Inspiration: I am inspired by almost everything. Sometimes, I think I might have inspiration burnout. The things that inspired me today are: Emma Watson's clothes, looking through the windows of my Dupont Circle neighbors (in a non-creepy way), Tokujin Yoshioka's installations, teal walls and black leather furniture, cute corgis, and Inverse Lighting Design, a company that swept the 2010 Lighting Design Awards.
Favorite Element: I think it's obvious lighting is very important to me. Not many people keep up with the Lighting Design Awards. My favorite elements are my bedside table lamps. I like them because of the way they look, and the way they make my room look. Plus, they were inexpensive. I got them from Ebay for less than $100 and, when I ordered them, I thought they were a smaller size. I was delighted when I received them in the mail. They were three times larger and much more substantial than I assumed from the picture online. They're from the 1920's and have the most amazing details. The orbed glass has a cubist design. Also, the neck of the lamp, where the switch is located, branches out into this beautiful filigree. However, I received the best surprise when I turned them on for the first time. Inside the bottom of the glass orb is a tiny little night which projects the glass pattern throughout the bedroom. My lamps along with my chandelier light panel make the bedroom peaceful and enchanting before I go to sleep. It's something to look forward to at night.
Biggest Challenge: My biggest challenge was arranging the furniture in the living room. The room is rectangular and there is no proper place to put a television. We decided to mount a TV against the back wall and place our sofa in the middle of the room. However, we had to push our sofa against the wall because we needed to create a pathway to give access to our bookshelf and kitchen entrance. It's not ideal, but it works. The second biggest challenge was finding a place for everything in our small space. The console under our television was the most practical piece of furniture I bought when we moved into our place. It's 72 inches by 30 inches of pure storage. The best kind of storage is closed because you can stuff the drawers full of junk and not worry about making things look pretty. Also, closed storage disguises clutter, making small spaces seem less crowded and therefore bigger. Having everything on display is a luxury that should be reserved for large houses, unless you're the type of person who is effortlessly tidy. I am not.
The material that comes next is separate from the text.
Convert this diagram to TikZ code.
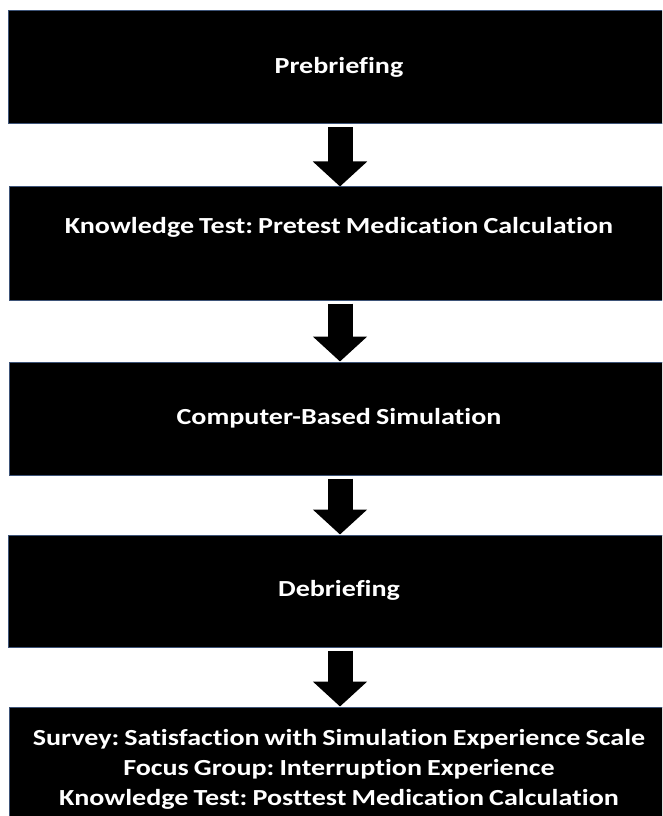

What Friends Say: Most of my friends aren't involved in design, so they ignorantly think my place looks great.
Biggest Embarrassment: I hate that my apartment is always coated in a thick layer of orange fur from my adorable corgi. No amount of vacuuming with a Dyson can make the fur go away. I've learned to live with it, and I don't even notice it until we have guests over. Then I get really embarrassed because I realize most people don't live covered in dog fur. I'm also embarrassed by our kitchen cabinets. They are those cheap white laminate cabinets with the wood grain trim. I painted the trim white so it's less noticeable, but there is only so much you can do to improve these type of doors- those who've experienced the horror of these "standard" cabinets know what I mean. Whoever designed these wood trimmed plastic cabinets and whatever construction company decided to put them in every single kitchen in the 1980s and 1990s should be punished. Would it really have cost that much more to install plain wooden cabinet doors? It could have prevented so much heartache. My first major improvement will be refacing my kitchen cabinets and installing a tile backsplash.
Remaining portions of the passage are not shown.